EL MEGáFONO
› Por Luciana Peker
Alguna vez esperar a las 12 fue una odisea (que valía la pena) para abrir paquetes, espiar a la terraza de enfrente, correr sin que los relojes nos corrieran en contra (cuando ser chico parece un tiempo al que hay que ganar). Alguna vez la odisea fue pasar las fiestas tragando saliva desde el 0 de diciembre hasta el 2 de enero. Alguna vez el reloj de mis abuelos ya no daba para llegar a las 12 y la pastilla hizo efecto antes de llegar a la cama (y la odisea fue cargarlo a mi abuelo entre dos hasta el colchón). Alguna vez, cuando ya no había ni abuelos que cargar, me quedé sola hasta las 11.20 en que las campanas de la tragedia de la soledad (como si la soledad fuera más soledad por una noche) llamaron a la puerta de la sinceridad y pidieron farsa. Y di farsa (a las 11.30). Después de todo, me lo pedía mi hermana con quien ya –y para siempre– nos reímos de la bizarría de llorar por los que lloraban en la tele –cuando María Laura Santillán hacía tele de llorar y de parada– por los que estaban solitos en la noche buena. Como si la noche fuera buena hasta las 12.
Entendí, después, que las fiestas son buena parte de eso: farsa (que no es lo mismo que tragedia). Pero si la farsa no se puede evadir, mejor tragar saliva. Alguna vez escribí “odio las fiestas”. Hoy no, pero nunca me volví a enamorar de ellas. Sí de mirar el reloj con la misma primera ansiedad de verle la cara a Benito –mi hijo–, mirarle la cara a Papá Noel (en ningún amor el amor puede dejar de tener algo de mentira y algo de magia). Nunca, sin embargo, las fiestas dejaron de ser un enredo de mala novela en donde las conversaciones sobre suegras, arrollados y des/encuentros se repiten en las conversaciones que se escuchan y que a una, al final, también le salen de la garganta con ese fuego maldito de lo obvio, de los dolores convencionales que no sólo son tontos sino que hacen sentir más tonta por sentirlos. Una de las peores cosas de crecer no es sólo que las fiestas jodan, sino que no puedan dejar de joder. No añoro –para nada– la adolescencia, pero sí la sensación de que la vida iba a poder ser completamente diferente de como era.

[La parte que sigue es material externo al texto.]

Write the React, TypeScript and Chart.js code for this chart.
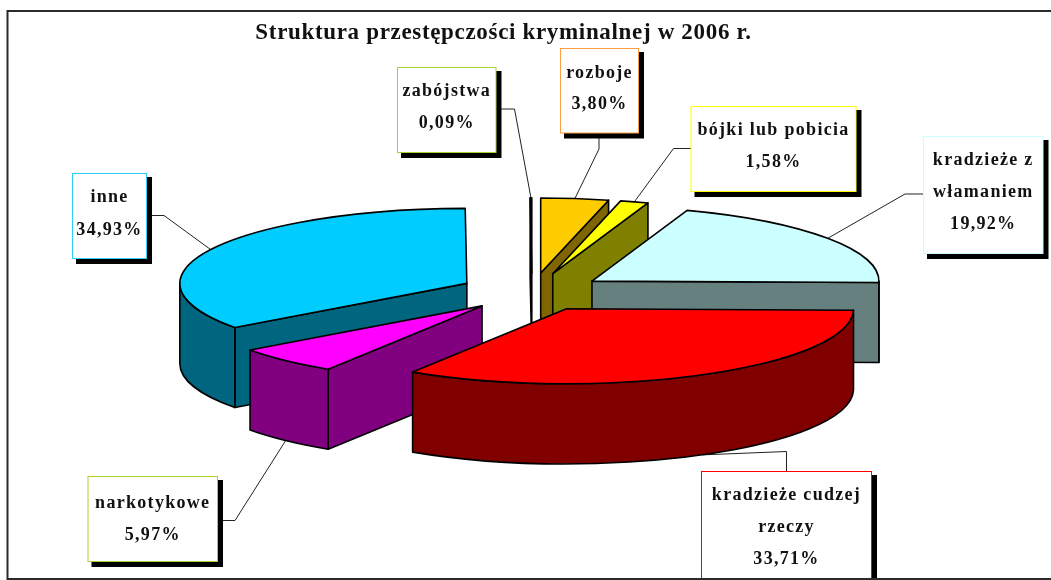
import React, { useEffect, useRef } from "react";
import { Chart, registerables } from "chart.js";

Chart.register(...registerables);

const categories = [
  "rozboje",
  "bójki lub pobicia",
  "kradzieże z\nwłamaniem",
  "kradzieże cudzej\nrzeczy",
  "narkotykowe",
  "inne",
  "zabójstwa",
];
const values = [3.8, 1.58, 19.92, 33.71, 5.97, 34.93, 0.09];
const topColors = ["#FFCC00", "#FFFF00", "#CCFFFF", "#FF0000", "#FF00FF", "#00CCFF", "#99CC00"];
const sideColors = ["#806600", "#808000", "#668080", "#800000", "#800080", "#006680", "#4D6600"];
const boxBorders = ["#FFA040", "#FFFF00", "#CCFFFF", "#FF0000", "#A8D030", "#33CCFF", "#A8D030"];
const titleText = "Struktura przestępczości kryminalnej w 2006 r.";

// Painter's order: back to front
const drawOrder = [6, 0, 1, 2, 5, 4, 3];

// 3D view of the pie
const VIEW = { cx: 532, cy: 292, rx: 287, ry: 75, depth: 80, explode: 73 };

// Label boxes: [left, top, right, bottom], text baselines, leader elbow points
const labelLayout = [
  { box: [560.5, 48.5, 638.5, 133], base: [77.5, 108.5], from: [599, 133], elbow: [599, 149] },
  { box: [691, 106.5, 856, 191.5], base: [135, 166.5], from: [691, 148.5], elbow: [673.5, 148.5] },
  { box: [923.5, 136.5, 1043, 253.5], base: [165, 197, 228.5], from: [923.5, 194], elbow: [905, 194] },
  { box: [701.5, 471.5, 871.5, 600], base: [500, 531.5, 564], from: [786.5, 471.5], elbow: [786.5, 451.5] },
  { box: [88, 476.5, 217.5, 561.5], base: [507.5, 539.5], from: [217.5, 520.5], elbow: [235, 520.5] },
  { box: [72.5, 173.5, 146.5, 258.5], base: [202, 234.5], from: [146.5, 215.5], elbow: [164, 215.5] },
  { box: [397.5, 67.5, 496, 152.5], base: [96, 128], from: [496, 109], elbow: [514.5, 109] },
];
const SHADOW = { dx: 5.5, dy: 5.5, inset: 3.5 };
const LABEL_FONT = 'bold 18px "Liberation Serif"';
const LABEL_SPACING = "1.3px";
const fmt = (v: number) => v.toFixed(2).replace(".", ",") + "%";

const pie3d = {
  id: "pie3d",
  beforeDraw(chart: any) {
    const c = chart.ctx;
    c.save();
    c.fillStyle = "#FFFFFF";
    c.fillRect(0, 0, chart.width, chart.height);
    c.strokeStyle = "#2A2A2A";
    c.lineWidth = 2;
    c.beginPath();
    c.moveTo(chart.width, 11);
    c.lineTo(7.5, 11);
    c.lineTo(7.5, 579);
    c.lineTo(chart.width, 579);
    c.stroke();
    c.restore();
    (c as any).letterSpacing = "0.67px";
  },
  beforeDatasetsDraw(chart: any) {
    const c = chart.ctx;
    (c as any).letterSpacing = "0px";
    const arcs = chart.getDatasetMeta(0).data;
    const { cx, cy, rx, ry, depth, explode } = VIEW;
    const geo = arcs.map((a: any) => {
      const mid = (a.startAngle + a.endAngle) / 2;
      const ax = cx + Math.cos(mid) * explode;
      const ay = cy + Math.sin(mid) * explode * (ry / rx);
      return { a, mid, ax, ay };
    });
    const rim = (g: any, t: number, d = 0) => [g.ax + rx * Math.cos(t), g.ay + ry * Math.sin(t) + d];

    // leader lines, underneath everything
    c.save();
    c.strokeStyle = "#222222";
    c.lineWidth = 1;
    geo.forEach((g: any, i: number) => {
      const L = labelLayout[i];
      const front = Math.sin(g.mid) > 0.3;
      const p = rim(g, g.mid, front ? depth : 0);
      c.beginPath();
      c.moveTo(L.from[0], L.from[1]);
      c.lineTo(L.elbow[0], L.elbow[1]);
      c.lineTo(p[0], p[1]);
      c.stroke();
    });
    c.restore();

    // slices
    drawOrder.forEach((i) => {
      const g = geo[i];
      const a = g.a;
      c.save();
      c.lineWidth = 1.6;
      c.strokeStyle = "#000000";
      c.lineJoin = "round";
      c.fillStyle = sideColors[i];
      const cut = (t: number) => {
        const r0 = rim(g, t);
        const r1 = rim(g, t, depth);
        c.beginPath();
        c.moveTo(g.ax, g.ay);
        c.lineTo(r0[0], r0[1]);
        c.lineTo(r1[0], r1[1]);
        c.lineTo(g.ax, g.ay + depth);
        c.closePath();
        c.fill();
        c.stroke();
      };
      if (Math.cos(a.startAngle) < 0) cut(a.startAngle);
      if (Math.cos(a.endAngle) > 0) cut(a.endAngle);
      const w0 = Math.max(a.startAngle, 0);
      const w1 = Math.min(a.endAngle, Math.PI);
      if (w1 > w0) {
        c.beginPath();
        c.ellipse(g.ax, g.ay, rx, ry, 0, w0, w1);
        c.ellipse(g.ax, g.ay + depth, rx, ry, 0, w1, w0, true);
        c.closePath();
        c.fill();
        c.stroke();
      }
      // top face: the library's own arc element, squashed into place
      const R = a.outerRadius;
      c.save();
      c.translate(g.ax, g.ay);
      c.scale(rx / R, ry / R);
      c.translate(-a.x, -a.y);
      a.draw(c);
      c.restore();
      c.beginPath();
      c.moveTo(g.ax, g.ay);
      c.ellipse(g.ax, g.ay, rx, ry, 0, a.startAngle, a.endAngle);
      c.closePath();
      c.stroke();
      c.restore();
    });

    // label boxes
    c.save();
    categories.forEach((name, i) => {
      const L = labelLayout[i];
      const [l, t, r, b] = L.box;
      c.fillStyle = "#000000";
      c.fillRect(l + SHADOW.inset, t + SHADOW.inset, r - l + SHADOW.dx - SHADOW.inset, b - t + SHADOW.dy - SHADOW.inset);
      c.fillStyle = "#FFFFFF";
      c.fillRect(l, t, r - l, b - t);
      c.strokeStyle = boxBorders[i];
      c.lineWidth = 1;
      c.strokeRect(l, t, r - l, b - t);
      c.fillStyle = "#111111";
      c.font = LABEL_FONT;
      (c as any).letterSpacing = LABEL_SPACING;
      c.textAlign = "center";
      c.textBaseline = "alphabetic";
      const lines = [...name.split("\n"), fmt(values[i])];
      lines.forEach((s, k) => c.fillText(s, (l + r) / 2, L.base[k]));
    });
    (c as any).letterSpacing = "0px";
    c.restore();

    // bottom frame line runs over the clipped box
    c.save();
    c.strokeStyle = "#2A2A2A";
    c.lineWidth = 2;
    c.beginPath();
    c.moveTo(7.5, 579);
    c.lineTo(chart.width, 579);
    c.stroke();
    c.restore();
    return false;
  },
};

export default function App() {
  const ref = useRef<HTMLCanvasElement>(null);
  useEffect(() => {
    const chart = new Chart(ref.current as HTMLCanvasElement, {
      type: "pie",
      data: {
        labels: categories.map((s) => s.replace("\n", " ")),
        datasets: [{ data: values, backgroundColor: topColors, borderWidth: 0 }],
      },
      options: {
        responsive: false,
        animation: false,
        devicePixelRatio: 1,
        events: [],
        layout: { padding: { left: 0, right: 44, top: 0, bottom: 0 } },
        plugins: {
          legend: { display: false },
          tooltip: { enabled: false },
          title: {
            display: true,
            text: titleText,
            color: "#111111",
            font: { family: '"Liberation Serif"', size: 23, weight: "bold" },
            padding: { top: 19, bottom: 4 },
          },
        },
      } as any,
      plugins: [pie3d as any],
    });
    return () => chart.destroy();
  }, []);
  return (
    <div style={{ position: "absolute", left: 0, top: 0, width: 1051, height: 580, overflow: "hidden" }}>
      <canvas ref={ref} width={1051} height={580} style={{ display: "block" }} />
    </div>
  );
}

A las 12 el cielo se estrella como las copas, como los fuegos, como los besos. Como los tragos que uno no puede saltear. Y, entonces, mejor tragar o brindar. Me gusta tener con qué brindar –la copa rosa de mi abuela Tita– y tener por quienes brindar y desear. No son más que las 12. Pero hay algo más que saliva. 12.05.